Footnote 2 This ruling by the South Carolina Supreme Court occurred in an appeal of an earlier sentencing of petitioner Koon. In both of these cases the capital defendants had previously been sentenced to death pursuant to proceedings that were later found by the South Carolina Supreme Court to violate state law. State v. Patterson, 278 S.C. 319, 295 S.E.2d 264 (1982); Koon I. Both had thus been imprisoned for a substantial period at the time of their resentencing hearings.
Footnote 3 At the sentencing hearing at issue in the instant case, Koon made a proffer that his psychiatric expert would testify to substantially the same effect as the expert had done in the hearing that resulted in Koon I, supra. The following testimony by Dr. Pattison, an expert psychiatric witness, was proffered in mitigation at that earlier hearing:
"Q: You have observed Paul in his prison environment-his jail environment. Do you have an opinion as to his ability to adapt to a long term institutional environment?
"A: Yes. Both from the records and from observing him in the jail and talking with him it is, I think, quite clear in my professional opinion that he adapts very well to an institutional environment. As a matter of fact, in my professional judgment, in an institutional environment he has performed at probably his highest levels of function during his adult life, in as much as that environment is supportive, protective and has a relatively low level of stress compared to life in the outside world. Therefore, in this case I would be willing to risk a professional prediction in that I would predict that he would make an overall excellent institutional adjustment on a long term basis. . . .
"Q: Do you think Paul would be a violent person in an institutionalized environment?
"A: Again, in my professional opinion I feel confident in a reasonable frame to conclude that he would not be violent or dangerous within a custodial institution. The basis for my opinion is his past record within the custodial environment, his ability to conform within that environment, not only to maximum seclusion, but also conforming to the rules and regulations when he was under minimal supervision.

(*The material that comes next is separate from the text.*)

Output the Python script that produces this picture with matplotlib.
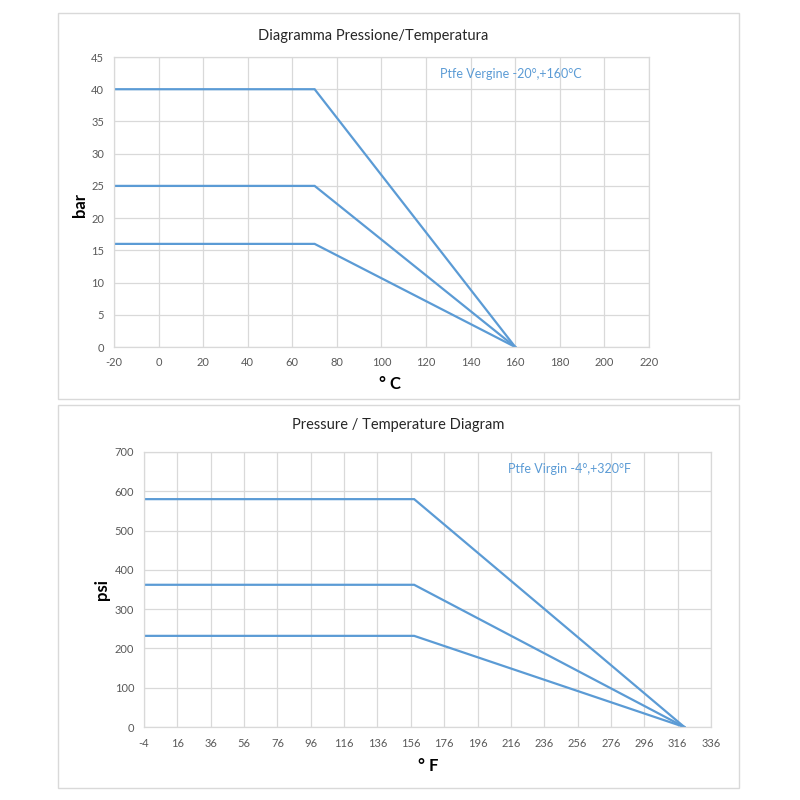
import matplotlib
matplotlib.use("Agg")
import matplotlib.pyplot as plt
from matplotlib.patches import Rectangle

plt.rcParams['font.family'] = ['Lato', 'DejaVu Sans']
plt.rcParams['axes.unicode_minus'] = False

# ---- data ----
temp_c = [-20, 70, 160]
bar_40 = [40, 40, 0]
bar_25 = [25, 25, 0]
bar_16 = [16, 16, 0]
xticks_c = [-20, 0, 20, 40, 60, 80, 100, 120, 140, 160, 180, 200, 220]
yticks_bar = [0, 5, 10, 15, 20, 25, 30, 35, 40, 45]

temp_f = [-4, 158, 320]
psi_580 = [580, 580, 0]
psi_362 = [362, 362, 0]
psi_232 = [232, 232, 0]
xticks_f = [-4, 16, 36, 56, 76, 96, 116, 136, 156, 176, 196, 216, 236, 256, 276, 296, 316, 336]
yticks_psi = [0, 100, 200, 300, 400, 500, 600, 700]

title_top = "Diagramma Pressione/Temperatura"
title_bot = "Pressure / Temperature Diagram"
note_top = "Ptfe Vergine -20°,+160°C"
note_bot = "Ptfe Virgin -4°,+320°F"

LINE = "#5b9bd5"
GRID = "#d9d9d9"
TICK = "#595959"

W = H = 800
fig = plt.figure(figsize=(8, 8), dpi=100)
fig.patch.set_facecolor("white")

def px_axes(l, t, r, b):
    return fig.add_axes([l / W, 1 - b / H, (r - l) / W, (b - t) / H])

def frame(l, t, r, b):
    fig.patches.append(Rectangle((l / W, 1 - b / H), (r - l) / W, (b - t) / H,
                                 transform=fig.transFigure, fill=False,
                                 edgecolor=GRID, linewidth=1.0))

def style(ax, xt, yt, xpad, ypad):
    ax.set_xticks(xt)
    ax.set_yticks(yt)
    ax.set_xticklabels([str(v) for v in xt])
    ax.set_yticklabels([str(v) for v in yt])
    ax.set_xlim(xt[0], xt[-1])
    ax.set_ylim(yt[0], yt[-1])
    ax.grid(True, color=GRID, linewidth=0.9)
    ax.set_axisbelow(True)
    for s in ax.spines.values():
        s.set_color(GRID)
        s.set_linewidth(0.9)
    ax.tick_params(axis='both', length=0, labelsize=8, labelcolor=TICK)
    ax.tick_params(axis='x', pad=xpad)
    ax.tick_params(axis='y', pad=ypad)

frame(58, 13, 739, 399)
frame(58, 405, 739, 788)

# top chart
ax1 = px_axes(114, 57, 649, 347)
for ys in (bar_40, bar_25, bar_16):
    ax1.plot(temp_c, ys, color=LINE, linewidth=1.6, solid_joinstyle='miter')
style(ax1, xticks_c, yticks_bar, 7, 7)
ax1.text(0.609, 0.941, note_top, transform=ax1.transAxes, color=LINE,
         fontsize=9, ha='left', va='center')
fig.text(373 / W, 1 - 36 / H, title_top, ha='center', va='center', fontsize=10.5, color="#262626")
fig.text(80 / W, 1 - 205 / H, "bar", ha='center', va='center', rotation=90,
         fontsize=12, fontweight='bold', color="#000000")
fig.text(390 / W, 1 - 384 / H, "° C", ha='center', va='center',
         fontsize=12, fontweight='bold', color="#000000")

# bottom chart
ax2 = px_axes(144, 452, 711, 727)
for ys in (psi_580, psi_362, psi_232):
    ax2.plot(temp_f, ys, color=LINE, linewidth=1.6, solid_joinstyle='miter')
style(ax2, xticks_f, yticks_psi, 8, 7)
ax2.text(0.642, 0.938, note_bot, transform=ax2.transAxes, color=LINE,
         fontsize=9, ha='left', va='center')
fig.text(398 / W, 1 - 425 / H, title_bot, ha='center', va='center', fontsize=10.5, color="#262626")
fig.text(102 / W, 1 - 590 / H, "psi", ha='center', va='center', rotation=90,
         fontsize=12, fontweight='bold', color="#000000")
fig.text(428 / W, 1 - 766 / H, "° F", ha='center', va='center',
         fontsize=12, fontweight='bold', color="#000000")

fig.savefig("out.png", dpi=100, facecolor="white")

Furthermore, his past history and his present state suggests that he performs interpersonally much better with men. That his major provocations of explosive and assaultive behavior is with women rather than with men. Therefore, I conclude that he would be a very good risk for good adjustment in an institution and a very low risk for assaultive or violent behavior in an institutional setting.
"Q: He could be, in your opinion, could he be a contributive [sic] member to a prison institution?
"A: Again, for the same reasons, I would say yes, in my professional opinion." Pet. for Cert. in No. 84-5850, pp. 6-7.
Footnote 4 The character evidence that the court found was cumulative to Patterson's evidence of his prison record was the testimony of a former employer that Patterson was a good and responsible worker and general testimony by Patterson's relatives to the effect that he had been a good child and was still a "wonderful person" who had been led by bad influences to commit a murder that was out of character for him.
Footnote 5 The fact that in both of these cases the state court held that the proffered evidence of prior prison behavior was "cumulative" cannot save either of these decisions from review. In both cases, the theory of future nondangerousness was deemed irrelevant and the evidence and argument which would have been necessary to its proof were excluded. The determinations of "cumulativeness" whatever their merits, cf. Chapman v. California, 386 U.S. 18 (1967), were determinations that rested on the predicate federal determination that the only basis for the relevance of the evidence was to show general good character.